Book advice on stochastic calculus for finance

I am looking for a book on stochastic calculus for finance. We are using the book "Introduction to stochastic calculus Applied to finance" by Damien Lamberton and Bernard Lapeyre in our course. My problem is, the book is pretty compact and I have a hard time understanding some concepts sometimes.
For example, on viable financial markets
"Denote by * the set of all non-negative random variables X such that P(X >0)>0. Clearly, * is a convex cone in the vector space of real-valued random variables.

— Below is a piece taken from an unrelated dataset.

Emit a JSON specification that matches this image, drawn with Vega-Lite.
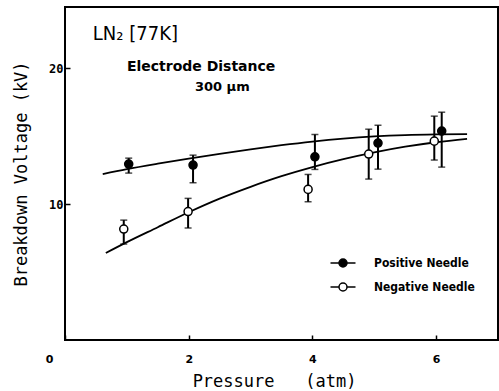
{
  "$schema": "https://vega.github.io/schema/vega-lite/v6.json",
  "width": 433,
  "height": 333,
  "autosize": "none",
  "padding": {"left": 65, "top": 7, "right": 1, "bottom": 51},
  "background": "white",
  "config": {
    "view": {"stroke": "black", "strokeWidth": 2},
    "axis": {"grid": false, "domain": false, "labelColor": "black", "titleColor": "black", "tickColor": "black"}
  },
  "datasets": {
    "points": [
      {"series": "Positive Needle", "pressure": 1.03, "voltage": 12.94, "lo": 12.28, "hi": 13.38},
      {"series": "Positive Needle", "pressure": 2.07, "voltage": 12.87, "lo": 11.57, "hi": 13.6},
      {"series": "Positive Needle", "pressure": 4.04, "voltage": 13.48, "lo": 12.55, "hi": 15.12},
      {"series": "Positive Needle", "pressure": 5.06, "voltage": 14.49, "lo": 12.57, "hi": 15.8},
      {"series": "Positive Needle", "pressure": 6.09, "voltage": 15.37, "lo": 12.72, "hi": 16.76},
      {"series": "Negative Needle", "pressure": 0.95, "voltage": 8.16, "lo": 7.06, "hi": 8.82},
      {"series": "Negative Needle", "pressure": 1.99, "voltage": 9.45, "lo": 8.24, "hi": 10.42},
      {"series": "Negative Needle", "pressure": 3.93, "voltage": 11.08, "lo": 10.17, "hi": 12.18},
      {"series": "Negative Needle", "pressure": 4.91, "voltage": 13.68, "lo": 11.84, "hi": 15.51},
      {"series": "Negative Needle", "pressure": 5.97, "voltage": 14.63, "lo": 13.24, "hi": 16.47}
    ],
    "curves": [
      {"series": "Positive Needle", "pressure": 0.61, "voltage": 12.21},
      {"series": "Positive Needle", "pressure": 1.0, "voltage": 12.57},
      {"series": "Positive Needle", "pressure": 1.5, "voltage": 12.97},
      {"series": "Positive Needle", "pressure": 2.0, "voltage": 13.34},
      {"series": "Positive Needle", "pressure": 2.5, "voltage": 13.69},
      {"series": "Positive Needle", "pressure": 3.0, "voltage": 14.02},
      {"series": "Positive Needle", "pressure": 3.5, "voltage": 14.33},
      {"series": "Positive Needle", "pressure": 4.0, "voltage": 14.6},
      {"series": "Positive Needle", "pressure": 4.5, "voltage": 14.82},
      {"series": "Positive Needle", "pressure": 5.0, "voltage": 14.98},
      {"series": "Positive Needle", "pressure": 5.5, "voltage": 15.08},
      {"series": "Positive Needle", "pressure": 6.0, "voltage": 15.13},
      {"series": "Positive Needle", "pressure": 6.5, "voltage": 15.15},
      {"series": "Negative Needle", "pressure": 0.66, "voltage": 6.4},
      {"series": "Negative Needle", "pressure": 1.0, "voltage": 7.2},
      {"series": "Negative Needle", "pressure": 1.5, "voltage": 8.3},
      {"series": "Negative Needle", "pressure": 2.0, "voltage": 9.4},
      {"series": "Negative Needle", "pressure": 2.5, "voltage": 10.4},
      {"series": "Negative Needle", "pressure": 3.0, "voltage": 11.27},
      {"series": "Negative Needle", "pressure": 3.5, "voltage": 12.05},
      {"series": "Negative Needle", "pressure": 4.0, "voltage": 12.72},
      {"series": "Negative Needle", "pressure": 4.5, "voltage": 13.3},
      {"series": "Negative Needle", "pressure": 5.0, "voltage": 13.8},
      {"series": "Negative Needle", "pressure": 5.5, "voltage": 14.22},
      {"series": "Negative Needle", "pressure": 6.0, "voltage": 14.55},
      {"series": "Negative Needle", "pressure": 6.5, "voltage": 14.8}
    ],
    "title1": [{"pressure": 0.45, "voltage": 22.5, "label": "LN₂ [77K]"}],
    "title2": [{"pressure": 2.2, "voltage": 20.07, "label": "Electrode Distance"}],
    "title3": [{"pressure": 2.1, "voltage": 18.6, "label": "300 μm"}]
  },
  "layer": [
    {
      "data": {"name": "curves"},
      "mark": {"type": "line", "color": "black", "strokeWidth": 1.8, "interpolate": "monotone"},
      "encoding": {
        "x": {
          "field": "pressure", "type": "quantitative",
          "scale": {"domain": [0, 7], "nice": false, "zero": false},
          "axis": {
            "values": [0, 2, 4, 6],
            "format": "d",
            "title": "Pressure\u00a0\u00a0\u00a0(atm)",
            "titleFont": "DejaVu Sans Mono", "titleFontSize": 17, "titleFontWeight": "normal",
            "titleX": 209, "titleY": 41, "titleBaseline": "middle",
            "labelFont": "DejaVu Sans", "labelFontWeight": "bold", "labelFontSize": 11,
            "labelOffset": {"condition": {"test": "datum.value === 0", "value": -16}, "value": 0},
            "labelFlush": false, "labelOverlap": false,
            "tickSize": -5, "tickWidth": 1.5, "labelPadding": 18
          }
        },
        "y": {
          "field": "voltage", "type": "quantitative",
          "scale": {"domain": [0, 24.5], "nice": false, "zero": false},
          "axis": {
            "values": [10, 20],
            "format": "d",
            "title": "Breakdown Voltage (kV)",
            "titleFont": "DejaVu Sans Mono", "titleFontSize": 17, "titleFontWeight": "normal",
            "titleX": -44, "titleY": 166.5, "titleBaseline": "middle", "titleAngle": -90,
            "labelFont": "DejaVu Sans Mono", "labelFontWeight": "bold", "labelFontSize": 12,
            "tickSize": -5, "tickWidth": 1.5, "labelPadding": 7
          }
        },
        "detail": {"field": "series"}
      }
    },
    {
      "data": {"name": "points"},
      "mark": {"type": "rule", "color": "black", "strokeWidth": 2},
      "encoding": {
        "x": {"field": "pressure", "type": "quantitative"},
        "y": {"field": "lo", "type": "quantitative"},
        "y2": {"field": "hi"}
      }
    },
    {
      "data": {"name": "points"},
      "mark": {"type": "tick", "orient": "horizontal", "color": "black", "size": 7, "thickness": 1.5},
      "encoding": {
        "x": {"field": "pressure", "type": "quantitative"},
        "y": {"field": "lo", "type": "quantitative"}
      }
    },
    {
      "data": {"name": "points"},
      "mark": {"type": "tick", "orient": "horizontal", "color": "black", "size": 7, "thickness": 1.5},
      "encoding": {
        "x": {"field": "pressure", "type": "quantitative"},
        "y": {"field": "hi", "type": "quantitative"}
      }
    },
    {
      "data": {"name": "points"},
      "mark": {"type": "point", "shape": "circle", "size": 65, "filled": true, "stroke": "black", "strokeWidth": 1.5, "opacity": 1},
      "encoding": {
        "x": {"field": "pressure", "type": "quantitative"},
        "y": {"field": "voltage", "type": "quantitative"},
        "fill": {
          "field": "series", "type": "nominal",
          "scale": {"domain": ["Positive Needle", "Negative Needle"], "range": ["black", "white"]},
          "legend": {
            "orient": "none", "legendX": 267, "legendY": 245, "title": null, "padding": 0,
            "symbolType": "M-1.25,0H-0.4M0.4,0H1.25M-0.4,0A0.4,0.4,0,1,0,0.4,0A0.4,0.4,0,1,0,-0.4,0Z",
            "symbolSize": 400, "symbolStrokeColor": "black", "symbolStrokeWidth": 1.5, "symbolOpacity": 1,
            "labelFont": "DejaVu Sans Condensed", "labelFontSize": 12, "labelFontWeight": "bold", "labelColor": "black",
            "labelOffset": 20, "rowPadding": 6
          }
        }
      }
    },
    {
      "data": {"name": "title1"},
      "mark": {"type": "text", "align": "left", "baseline": "middle", "font": "DejaVu Sans Condensed", "fontSize": 20, "color": "black"},
      "encoding": {
        "x": {"field": "pressure", "type": "quantitative"},
        "y": {"field": "voltage", "type": "quantitative"},
        "text": {"field": "label"}
      }
    },
    {
      "data": {"name": "title2"},
      "mark": {"type": "text", "align": "center", "baseline": "middle", "font": "DejaVu Sans", "fontWeight": "bold", "fontSize": 14, "color": "black"},
      "encoding": {
        "x": {"field": "pressure", "type": "quantitative"},
        "y": {"field": "voltage", "type": "quantitative"},
        "text": {"field": "label"}
      }
    },
    {
      "data": {"name": "title3"},
      "mark": {"type": "text", "align": "left", "baseline": "middle", "font": "DejaVu Sans", "fontWeight": "bold", "fontSize": 13, "color": "black"},
      "encoding": {
        "x": {"field": "pressure", "type": "quantitative"},
        "y": {"field": "voltage", "type": "quantitative"},
        "text": {"field": "label"}
      }
    }
  ]
}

The market is viable if and only if for any admissible strategy ..."

I also studied Shreve's book too (discrete) but couldn't find this subject, as well as some others.
My question is, if someone knows both books, can you suggest a book that covers the subjects in first one, while explaining as exhaustive as Shreve's books ?
Thank you very much.
I think He’s covering some conditions for arb to be possible it seems and he might be looking for a complete state space etc. I would suggest mathematical techniques in finance-tools for incomplete markets by ales cerny that covers the topic you were concerned with. Maybe even bjorks book.
Most consider Shreve's Stochastic Calculus for Finance II to be the bible of stochastic calculus. If you have done the basic discrete time stuff like binomial trees already, you can read this one even if you haven't read Shreve's first book in the series.

If you ask me, stochastic calculus (specifically Ito calculus) only really has a few important concepts you need to know that you can use for almost every finance application: Ito's lemma, martingales, Ito's isometry, Girsanov's theorem, Radon Nikodym derivative, Feynman-Kac theorem, change of numeraire. Stochastic calculus is mostly repeated usage of Ito's lemma. You can learn most of stochastic calculus without buying the book if you just read about these topics, though I recommend getting the book.